To update your local Workbench installation, open R and use the following code:

# Enable repository from carpentries
options(repos = c(
  ropensci = 'https://carpentries.r-universe.dev',
  CRAN = 'https://cloud.r-project.org'))
# Download and install sandpaper in R
install.packages(c('tinkr', 'pegboard', 'sandpaper', 'varnish'))

Tips and Tricks for Using The Workbench

One of the strengths of using the Workbench is that it gives you control over the package cache used to build R-based lessons. For official Carpentries lessons, a pull request to update the package cache will appear monthly and show you if there are any changes to the output of your lesson.

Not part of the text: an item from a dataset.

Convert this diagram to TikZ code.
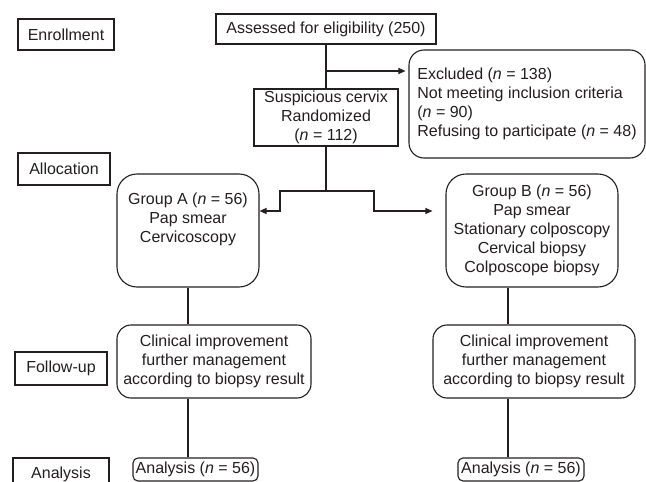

For lessons that are not within one of The Carpentries GitHub organisations, you can still update your package cache and create a pull request locally: open R in your lesson directory and then use sandpaper::update_cache() to update the package cache:

> sandpaper::update_cache()                                                            
* (lesson-requirements) Project '.' loaded. [renv 0.16.0]
* Querying repositories for available source packages ... Done!
* Checking for updated packages ... Done!
* 4 packages have updates available.
 Do you want to update the following packages?
# CRAN ===============================
- knitr       [1.41 -> 1.42]
- rmarkdown   [2.18 -> 2.20]
- xfun        [0.35 -> 0.37]
- yaml        [2.3.6 -> 2.3.7]

1: Yes
2: No

Selection: 1

When you do this, the packages will be updated in your lesson cache and the file renv/profiles/lesson-requirements/renv.lock will be updated:

$ git status
On branch main
Your branch is up to date with 'origin/main'.

Changes not staged for commit:
  (use "git add <file>..." to update what will be committed)
  (use "git restore <file>..." to discard changes in working directory)
	modified:   renv/profiles/lesson-requirements/renv.lock

no changes added to commit (use "git add" and/or "git commit -a")

You can now create a new branch, commit, and make a pull request to see what changes happen in your lesson from the package updates.

This is also useful in cases where cache invalidation has failed.